A Lie algebra $L$ is called semisimple if its radical $\operatorname{Rad}(L)$, i.e. the unique maximal solvable ideal of $L$, is $0$.
Suppose that $L$ is a Lie algebra and there exist simple ideals $I_1, \dots, I_n\lhd L$ such that $$L = I_1 \oplus \dots \oplus I_n$$ (vector space direct sum = Lie algebra direct sum). Is it true that $L$ is semisimple?
I tried to argue as follows: as a Lie algebra, each $I_t$ is simple and thus semisimple. It thus suffices to show (by induction) that $$\operatorname{Rad}(L_1\oplus L_2) = \operatorname{Rad}(L_1)\oplus \operatorname{Rad}(L_2)$$ for any Lie algebras $L_1, L_2$. However, I am not able to show this. Is this equality even true?
A duplicate was proposed, which is not relevant...

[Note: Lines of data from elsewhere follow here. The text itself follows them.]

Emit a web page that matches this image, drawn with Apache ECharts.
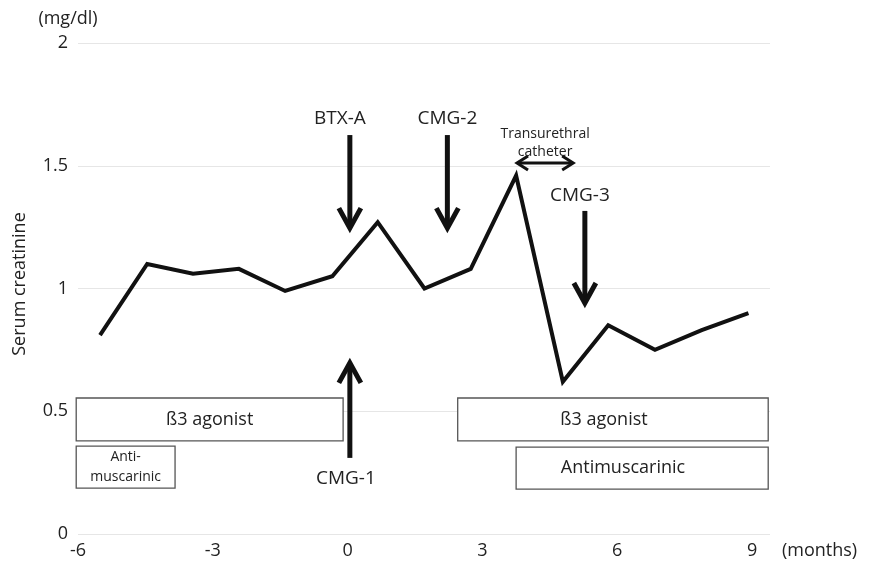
<!DOCTYPE html>
<html>
<head>
<meta charset="utf-8">
<script src="https://cdn.jsdelivr.net/npm/echarts@6/dist/echarts.min.js"></script>
<style>
html,body{margin:0;padding:0;background:#fff;}
#chart{width:871px;height:563px;}
</style>
</head>
<body>
<div id="chart"></div>
<script>
// ---- data ----
const months = [-5.51, -4.46, -3.44, -2.42, -1.39, -0.34, 0.67, 1.71, 2.74, 3.75, 4.79, 5.80, 6.84, 7.88, 8.92];
const creatinine = [0.81, 1.10, 1.06, 1.08, 0.99, 1.05, 1.27, 1.00, 1.08, 1.46, 0.62, 0.85, 0.75, 0.83, 0.90];
const xTicks = [-6, -3, 0, 3, 6, 9];
const yTicks = [0, 0.5, 1, 1.5, 2];
const eventNames = ['BTX-A', 'CMG-2', 'CMG-3', 'CMG-1'];
const eventMonths = [0.05, 2.22, 5.28, 0.05];
const treatmentNames = ['ß3 agonist', 'Anti-\nmuscarinic', 'ß3 agonist', 'Antimuscarinic'];
const treatmentStart = [-6.04, -6.04, 2.45, 3.75];
const treatmentEnd = [-0.10, -3.84, 9.36, 9.36];
const catheterStart = 3.77, catheterEnd = 5.02;

const FONT = "'Open Sans', 'Noto Sans', sans-serif";
const chart = echarts.init(document.getElementById('chart'), null, {renderer: 'canvas'});

chart.setOption({
  backgroundColor: '#fff',
  animation: false,
  grid: {left: 78, right: 101, top: 43, bottom: 29},
  xAxis: {
    type: 'value', min: -6, max: 9.4, interval: 3,
    axisLine: {show: false}, axisTick: {show: false}, splitLine: {show: false},
    axisLabel: {
      fontFamily: FONT, fontSize: 18, color: '#222', margin: 8,
      showMaxLabel: false,
      formatter: v => xTicks.indexOf(v) >= 0 ? String(v) : ''
    },
    name: '(months)', nameLocation: 'end', nameGap: 12,
    nameTextStyle: {fontFamily: FONT, fontSize: 18, color: '#222', verticalAlign: 'top', padding: [8, 0, 0, 0]}
  },
  yAxis: {
    type: 'value', min: 0, max: 2, interval: 0.5,
    axisLine: {show: false}, axisTick: {show: false},
    splitLine: {show: true, lineStyle: {color: '#e6e6e6', width: 1}},
    axisLabel: {fontFamily: FONT, fontSize: 18, color: '#222', margin: 10,
      formatter: v => yTicks.indexOf(v) >= 0 ? String(v) : ''}
  },
  series: [{
    type: 'line',
    data: months.map((m, i) => [m, creatinine[i]]),
    showSymbol: false, symbol: 'none',
    lineStyle: {color: '#111', width: 4, join: 'miter', miterLimit: 10},
    silent: true
  }]
});

function px(m, v) { return chart.convertToPixel({gridIndex: 0}, [m, v]); }
function vy(v) { return px(0, v)[1]; }
function mx(m) { return px(m, 0)[0]; }

const g = [];
const textStyle = (t, x, y, size) => ({
  type: 'text', x: x, y: y, silent: true,
  style: {text: t, fontFamily: FONT, fontSize: size, fill: '#222', align: 'center', verticalAlign: 'middle', lineHeight: size + 5}
});
const stroke = (pts, w) => ({
  type: 'polyline', silent: true, shape: {points: pts},
  style: {stroke: '#111', lineWidth: w, fill: null, lineJoin: 'miter', lineCap: 'butt'}
});

// down arrows: BTX-A, CMG-2, CMG-3
const downTop = [1.625, 1.625, 1.316];
const downTip = [1.246, 1.246, 0.941];
const labelV = [1.694, 1.694, 1.377];
const labelDx = [-10, 0, -5];
for (let i = 0; i < 3; i++) {
  const x = mx(eventMonths[i]);
  const yt = vy(downTop[i]), yp = vy(downTip[i]);
  g.push(stroke([[x, yt], [x, yp - 2]], 5));
  g.push(stroke([[x - 11, yp - 20], [x, yp], [x + 11, yp - 20]], 5));
  g.push(textStyle(eventNames[i], x + labelDx[i], vy(labelV[i]), 19));
}
// up arrow: CMG-1
{
  const x = mx(eventMonths[3]);
  const yp = vy(0.697), yb = vy(0.31);
  g.push(stroke([[x, yb], [x, yp + 2]], 5));
  g.push(stroke([[x - 11, yp + 20], [x, yp], [x + 11, yp + 20]], 5));
  g.push(textStyle(eventNames[3], x - 4, vy(0.224), 19));
}
// catheter double arrow
{
  const x1 = mx(catheterStart), x2 = mx(catheterEnd), y = vy(1.511);
  g.push(stroke([[x1 + 1, y], [x2 - 1, y]], 3));
  g.push(stroke([[x1 + 11, y - 7], [x1, y], [x1 + 11, y + 7]], 3));
  g.push(stroke([[x2 - 11, y - 7], [x2, y], [x2 - 11, y + 7]], 3));
  const cx = (x1 + x2) / 2;
  g.push(textStyle('Transurethral', cx, vy(1.63), 14));
  g.push(textStyle('catheter', cx, vy(1.557), 14));
}
// treatment boxes
const boxTop = [0.554, 0.358, 0.554, 0.354];
const boxBot = [0.379, 0.187, 0.379, 0.183];
const textX = [null, null, 604, 623];
const textSize = [18, 14, 18, 18];
for (let i = 0; i < 4; i++) {
  const x1 = mx(treatmentStart[i]), x2 = mx(treatmentEnd[i]);
  const y1 = vy(boxTop[i]), y2 = vy(boxBot[i]);
  g.push({type: 'rect', silent: true, shape: {x: x1, y: y1, width: x2 - x1, height: y2 - y1},
    style: {fill: '#fff', stroke: '#555', lineWidth: 1.3}});
  const tx = textX[i] != null ? textX[i] : (x1 + x2) / 2;
  const t = textStyle(treatmentNames[i], tx, (y1 + y2) / 2, textSize[i]);
  if (textSize[i] === 14) t.style.lineHeight = 20;
  g.push(t);
}
// axis titles
g.push({type: 'text', silent: true, x: 20, y: 284, rotation: Math.PI / 2,
  style: {text: 'Serum creatinine', fontFamily: FONT, fontSize: 18, fill: '#222', align: 'center', verticalAlign: 'middle'}});
g.push(textStyle('(mg/dl)', 68, 19, 18));

chart.setOption({graphic: g});
</script>
</body>
</html>
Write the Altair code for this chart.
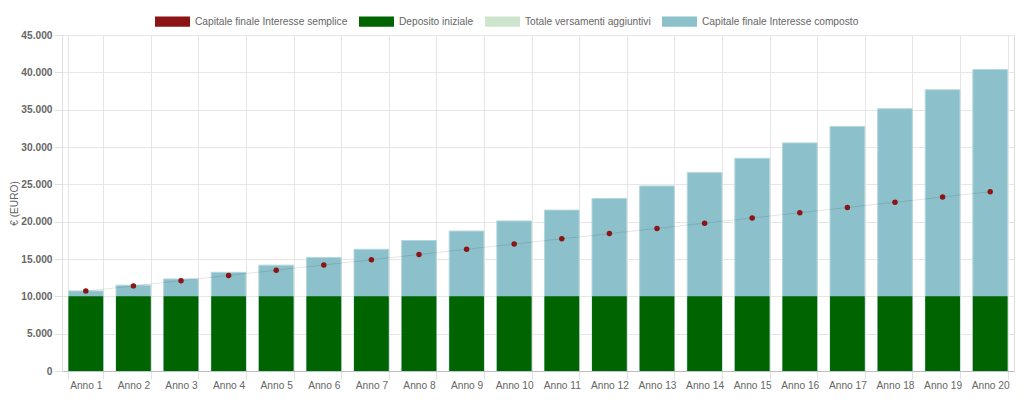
import altair as alt
import pandas as pd

anni = [f"Anno {i}" for i in range(1, 21)]
semplice = [10700, 11400, 12100, 12800, 13500, 14200, 14900, 15600, 16300, 17000,
            17700, 18400, 19100, 19800, 20500, 21200, 21900, 22600, 23300, 24000]
deposito = [10000] * 20
versamenti = [0] * 20
composto = [10723, 11498, 12329, 13221, 14176, 15201, 16300, 17478, 18742, 20097,
            21549, 23107, 24778, 26569, 28489, 30549, 32757, 35125, 37665, 40387]

serie_nomi = ["Capitale finale Interesse semplice", "Deposito iniziale",
              "Totale versamenti aggiuntivi", "Capitale finale Interesse composto"]
serie_colori = ["#8b1414", "#006400", "#cde4cd", "#8cc1cb"]

rows = []
for nome, vals in zip(serie_nomi, [semplice, deposito, versamenti, composto]):
    for a, v in zip(anni, vals):
        rows.append({"anno": a, "serie": nome, "valore": v})
df = pd.DataFrame(rows)

FONT = "Liberation Sans"
color_scale = alt.Scale(domain=serie_nomi, range=serie_colori)
legend = alt.Legend(
    title=None, orient="none", direction="horizontal", legendX=93, legendY=-31,
    symbolType="M-1,-0.29L1,-0.29L1,0.29L-1,0.29Z", symbolSize=1225,
    symbolStrokeWidth=0, labelFont=FONT, labelFontSize=10.2, labelColor="#666666",
    labelOffset=5, columnPadding=11, padding=0, labelLimit=300,
)
color = alt.Color("serie:N", scale=color_scale, legend=legend)

x = alt.X("anno:N", sort=anni, title=None,
          scale=alt.Scale(paddingInner=0.27, paddingOuter=0.135),
          axis=alt.Axis(labelAngle=0, tickBand="extent", grid=True, gridColor="#e6e6e6",
                        tickColor="#e0e0e0", tickSize=8, labelPadding=1,
                        domainColor="#bdbdbd", labelFont=FONT, labelFontSize=10.2,
                        labelColor="#666666"))
y = alt.Y("valore:Q", title="€ (EURO)",
          scale=alt.Scale(domain=[0, 45000], nice=False),
          axis=alt.Axis(values=list(range(0, 45001, 5000)), gridColor="#e6e6e6",
                        tickColor="#e0e0e0", tickSize=8, labelPadding=2,
                        domainColor="#e0e0e0",
                        labelExpr="replace(format(datum.value, ','), ',', '.')",
                        labelFont=FONT, labelFontSize=10.2, labelFontWeight="bold",
                        labelColor="#666666", titleFont=FONT, titleFontSize=10.2,
                        titleFontWeight="normal", titleColor="#666666", titlePadding=1))

base = alt.Chart(df)
blu = base.transform_filter(alt.datum.serie == serie_nomi[3]).mark_bar(
    stroke="#b4d7dd", strokeWidth=1).encode(x=x, y=y, color=color)
verde = base.transform_filter(alt.datum.serie == serie_nomi[1]).mark_bar().encode(
    x=x, y=y, color=color)
chiaro = base.transform_filter(alt.datum.serie == serie_nomi[2]).mark_bar().encode(
    x=x, y=y, color=color)
linea = base.transform_filter(alt.datum.serie == serie_nomi[0]).mark_line(
    color="#000000", strokeOpacity=0.1, strokeWidth=1).encode(x=x, y=y)
punti = base.transform_filter(alt.datum.serie == serie_nomi[0]).mark_point(
    filled=True, size=30, opacity=1).encode(x=x, y=y, color=color)

chart = alt.layer(blu, verde, chiaro, linea, punti).properties(
    width=952, height=336,
    autosize=alt.AutoSizeParams(type="none"),
    padding={"left": 54, "top": 27, "right": 2, "bottom": 30},
).configure_view(strokeWidth=0).configure(background="#ffffff")

chart.save("out.html", embed_options={"renderer": "svg", "actions": False})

Following my comment, we can suppose that $L_{1},L_{2}$ (replace $L_{i}$ by $L_{i}/Rad(L_{i})$) are semi-simple. Let $J$ be a solvable ideal of $L_{1}⊕L_{2}$. Then necessarily $J\cap L_{i}={0}$, so the projections $P_{i}:L_{1}⊕L_{2}\mapsto L_{i}$ are injective when restricted $J$. But at the same time $P_{i}(J)$ are homomorphic images of a solvable ideal, hence solvable, so $P_{i}(J)={0}$. This shows that the direct sum of semi-simple lie algebras is semi-simple, and in particular that $Rad(L_{1}⊕L_{2})=Rad(L_{1})⊕Rad(L_{2})$.